▸ **PROMPT**: Locate the string "this" throughout the material and copy every line in which it occurs.
»»
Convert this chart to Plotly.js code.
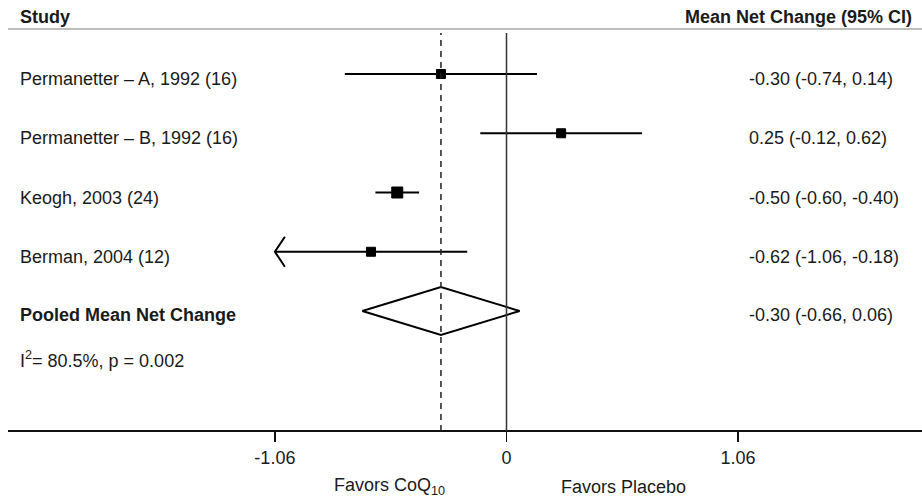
<!DOCTYPE html>
<html>
<head>
<meta charset="utf-8">
<script src="https://cdn.plot.ly/plotly-3.0.1.min.js"></script>
<style>
html,body{margin:0;padding:0;background:#fff;}
#chart{width:922px;height:502px;}
</style>
</head>
<body>
<div id="chart"></div>
<script>
// ---- data ----
var studies = ["Permanetter \u2013 A, 1992 (16)", "Permanetter \u2013 B, 1992 (16)", "Keogh, 2003 (24)", "Berman, 2004 (12)"];
var estimates = [-0.30, 0.25, -0.50, -0.62];
var lowerCI = [-0.74, -0.12, -0.60, -1.06];
var upperCI = [0.14, 0.62, -0.40, -0.18];
var markerSizes = [9, 9, 11, 9];
var pooledLabel = "Pooled Mean Net Change";
var pooledEst = [-0.30];
var pooledLo = [-0.66];
var pooledHi = [0.06];
var heterogeneityI2 = 80.5;
var heterogeneityP = 0.002;
var tickValues = [-1.06, 0, 1.06];
var tickLabels = ["-1.06", "0", "1.06"];
var clipLimit = 1.06;

// ---- geometry helpers (pixel layout) ----
var W = 922, H = 502;
var x0px = 506.5, pxPerUnit = 218.5, plotLeft = 8;
var row0px = 74, rowPx = 59.25;
function py(p){ return (H - p) / H; }   // pixel y -> paper
function pxp(p){ return p / W; }        // pixel x -> paper
var xRange = [(plotLeft - x0px) / pxPerUnit, (W - x0px) / pxPerUnit];
var yRange = [(H - row0px) / rowPx, -row0px / rowPx];

var fam = "Liberation Sans, Arial, Helvetica, sans-serif";
var txtColor = "#1a1a1a";

// CI lines
var ciX = [], ciY = [];
for (var i = 0; i < studies.length; i++) {
  ciX.push(lowerCI[i], upperCI[i], null);
  ciY.push(i, i, null);
}
// arrows for CI reaching the clip limit
var arX = [], arY = [];
var armDx = 10 / pxPerUnit, armDy = 15 / rowPx;
for (var i = 0; i < studies.length; i++) {
  if (lowerCI[i] <= -clipLimit) {
    arX.push(lowerCI[i] + armDx, lowerCI[i], lowerCI[i] + armDx, null);
    arY.push(i - armDy, i, i + armDy, null);
  }
  if (upperCI[i] >= clipLimit) {
    arX.push(upperCI[i] - armDx, upperCI[i], upperCI[i] - armDx, null);
    arY.push(i - armDy, i, i + armDy, null);
  }
}
var pr = studies.length; // pooled row index
var dh = 24 / rowPx;
var diamondX = [pooledLo[0], pooledEst[0], pooledHi[0], pooledEst[0], pooledLo[0]];
var diamondY = [pr, pr - dh, pr, pr + dh, pr];

var traces = [
  {x: ciX, y: ciY, mode: "lines", line: {color: "#000", width: 2}, hoverinfo: "skip", showlegend: false},
  {x: arX, y: arY, mode: "lines", line: {color: "#000", width: 2}, hoverinfo: "skip", showlegend: false},
  {x: estimates, y: studies.map(function(s, i){ return i; }), mode: "markers",
   marker: {symbol: "square", size: markerSizes, color: "#000", opacity: 1, line: {width: 1, color: "#000"}}, showlegend: false},
  {x: diamondX, y: diamondY, mode: "lines", fill: "toself", fillcolor: "#fff",
   line: {color: "#000", width: 2}, showlegend: false}
];

function fmt(v){ return v.toFixed(2); }

var ann = [];
function addText(text, xPaper, yVal, yref, anchor, bold, yshift) {
  ann.push({text: bold ? "<b>" + text + "</b>" : text, x: xPaper, xref: "paper", y: yVal, yref: yref,
    xanchor: anchor, yanchor: "middle", showarrow: false, yshift: yshift || 0,
    font: {family: fam, size: 18, color: txtColor}});
}
addText("Study", pxp(18), py(17), "paper", "left", true);
addText("Mean Net Change (95% CI)", pxp(914), py(17), "paper", "right", true);
for (var i = 0; i < studies.length; i++) {
  addText(studies[i], pxp(18), i, "y", "left", false, -5);
  addText(fmt(estimates[i]) + " (" + fmt(lowerCI[i]) + ", " + fmt(upperCI[i]) + ")", pxp(747), i, "y", "left", false, -5);
}
addText(pooledLabel, pxp(18), pr, "y", "left", true, -4);
addText(fmt(pooledEst[0]) + " (" + fmt(pooledLo[0]) + ", " + fmt(pooledHi[0]) + ")", pxp(747), pr, "y", "left", false, -4);
addText("I<sup>2</sup>= " + heterogeneityI2.toFixed(1) + "%, p = " + heterogeneityP.toFixed(3), pxp(18), py(359), "paper", "left", false);
addText("Favors CoQ<sub>10</sub>", pxp(447), py(486), "paper", "right", false);
addText("Favors Placebo", pxp(559), py(487), "paper", "left", false);

var axisY = py(431), topY = py(33);
var shapes = [
  {type: "line", xref: "paper", yref: "paper", x0: pxp(8), x1: 1, y0: py(29), y1: py(29), line: {color: "#bdbdbd", width: 2}},
  {type: "line", xref: "x", yref: "paper", x0: 0, x1: 0, y0: axisY, y1: topY, line: {color: "#333", width: 1.5}},
  {type: "line", xref: "x", yref: "paper", x0: pooledEst[0], x1: pooledEst[0], y0: axisY, y1: topY, line: {color: "#222", width: 1.5, dash: "6px,5px"}}
];

var layout = {
  width: W, height: H,
  margin: {l: 0, r: 0, t: 0, b: 0, pad: 0},
  paper_bgcolor: "#fff", plot_bgcolor: "#fff",
  showlegend: false,
  xaxis: {domain: [pxp(plotLeft), 1], range: xRange, anchor: "free", position: axisY,
    showline: true, linecolor: "#111", linewidth: 2, showgrid: false, zeroline: false,
    ticks: "outside", ticklen: 10, tickwidth: 1.5, tickcolor: "#111",
    tickvals: tickValues, ticktext: tickLabels,
    tickfont: {family: fam, size: 18, color: txtColor}, fixedrange: true},
  yaxis: {range: yRange, visible: false, showgrid: false, zeroline: false, fixedrange: true},
  shapes: shapes,
  annotations: ann
};

Plotly.newPlot("chart", traces, layout, {displayModeBar: false, staticPlot: true});
</script>
</body>
</html>
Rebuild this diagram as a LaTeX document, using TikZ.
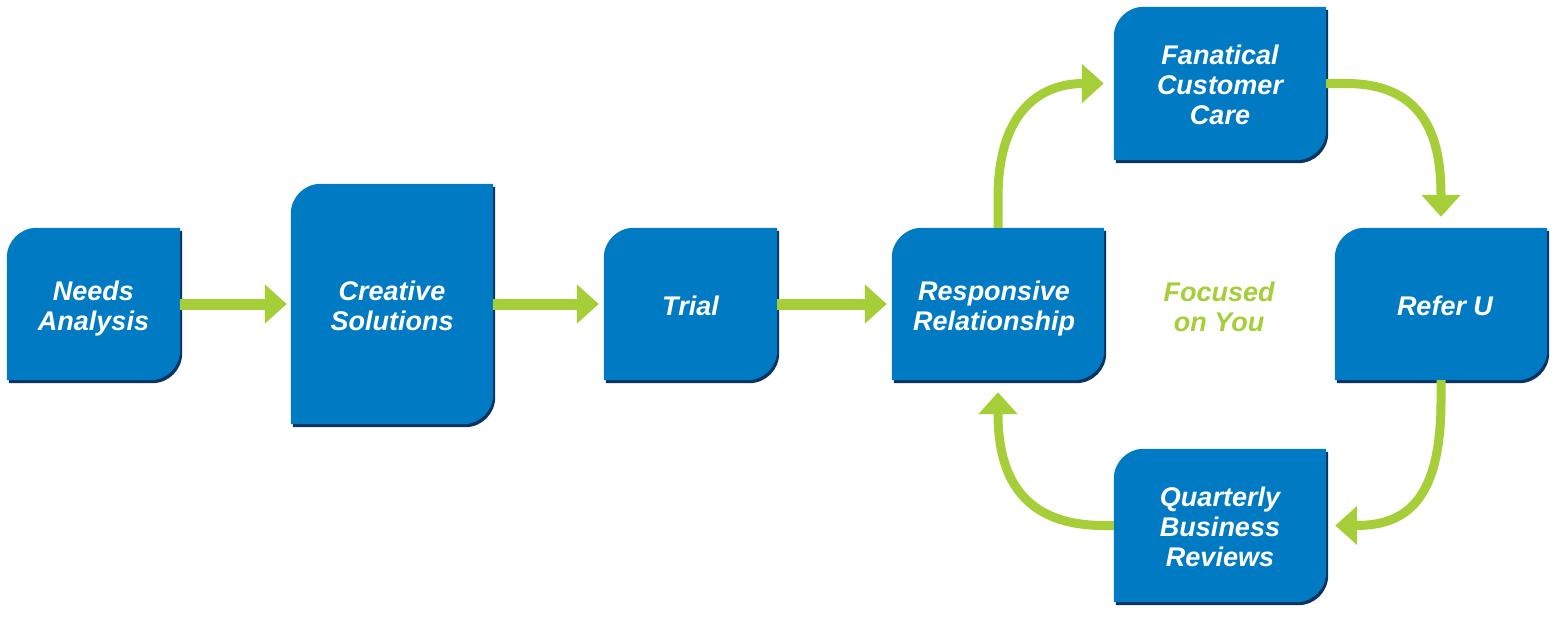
\documentclass[tikz,border=0pt]{standalone}
\usepackage{fontspec}
\setmainfont{Liberation Sans}
\usetikzlibrary{arrows.meta,calc}
\definecolor{boxblue}{RGB}{0,122,194}
\definecolor{boxdark}{RGB}{12,52,96}
\definecolor{agreen}{RGB}{166,206,57}
\pgfdeclarelayer{background}
\pgfsetlayers{background,main}
\newcommand\ml[1]{\smash{\raisebox{-11.5pt}{\begin{tabular}{@{}c@{}}#1\end{tabular}}}}
\tikzset{
  pbox/.style={rectangle, inner sep=0pt, text=white,
    font=\fontsize{27}{30}\selectfont\bfseries\itshape, align=center},
  garrow/.style={draw=agreen, line width=11pt, -{Triangle[length=22pt,width=38pt]}},
  carrow/.style={garrow, line width=9pt},
  gtext/.style={text=agreen, inner sep=0pt, font=\fontsize{27}{30}\selectfont\bfseries\itshape, align=center},
}
\newcommand\boxshape[1]{%
  \fill[boxdark] ([shift={(2pt,-3pt)}]#1.south west) -- ([shift={(2pt,-33pt)}]#1.north west)
    arc[start angle=180,end angle=90,radius=30pt] -- ([shift={(2pt,-3pt)}]#1.north east)
    -- ([shift={(2pt,27pt)}]#1.south east) arc[start angle=0,end angle=-90,radius=30pt] -- cycle;
  \fill[boxblue] (#1.south west) -- ([yshift=-30pt]#1.north west)
    arc[start angle=180,end angle=90,radius=30pt] -- (#1.north east)
    -- ([yshift=30pt]#1.south east) arc[start angle=0,end angle=-90,radius=30pt] -- cycle;
}
\begin{document}
\begin{tikzpicture}[x=1pt,y=-1pt]
\useasboundingbox (0,0) rectangle (1557,618);
\node[pbox, minimum width=173pt, minimum height=152pt] (na) at (93.5,304) {\ml{Needs\\Analysis}};
\node[pbox, minimum width=202pt, minimum height=240pt] (cs) at (392,304) {\ml{Creative\\Solutions}};
\node[pbox, minimum width=173pt, minimum height=152pt] (tr) at (690.5,304) {\ml{Trial}};
\node[pbox, minimum width=212pt, minimum height=152pt] (rr) at (998,304) {\hspace*{-8pt}\ml{Responsive\\Relationship}};
\node[pbox, minimum width=212pt, minimum height=153pt] (fc) at (1220,83.5) {\ml{Fanatical\\Customer\\Care}};
\node[pbox, minimum width=212pt, minimum height=152pt] (ru) at (1441,304) {\hspace*{8pt}\ml{Refer U}};
\node[pbox, minimum width=212pt, minimum height=153pt] (qb) at (1220,525.5) {\ml{Quarterly\\Business\\Reviews}};
\node[gtext] (fy) at (1219,305) {\ml{Focused\\on You}};
\begin{pgfonlayer}{background}
\boxshape{na}
\boxshape{cs}
\boxshape{tr}
\boxshape{rr}
\boxshape{fc}
\boxshape{ru}
\boxshape{qb}
\end{pgfonlayer}
\draw[garrow, shorten >=4pt] (na.east) -- (cs.west);
\draw[garrow, shorten >=5pt] (cs.east |- na.east) -- (tr.west);
\draw[garrow, shorten >=5pt] (tr.east) -- (rr.west);
\draw[carrow, shorten >=10pt] (rr.north) -- ++(0,-30) .. controls +(0,-90) and +(-70,0) .. (fc.west);
\draw[carrow, shorten >=11pt] (fc.east) -- ++(20,0) .. controls +(85,0) and +(0,-80) .. (ru.north);
\draw[carrow, shorten >=9pt] (ru.south) -- ++(0,20) .. controls +(0,100) and +(80,0) .. (qb.east);
\draw[carrow, shorten >=12pt] (qb.west) -- ++(-10,0) .. controls +(-90,0) and +(0,85) .. (rr.south);
\end{tikzpicture}
\end{document}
««
▸ **COMPLETED TASK**:
Convert this chart to Plotly.js code.
Rebuild this diagram as a LaTeX document, using TikZ.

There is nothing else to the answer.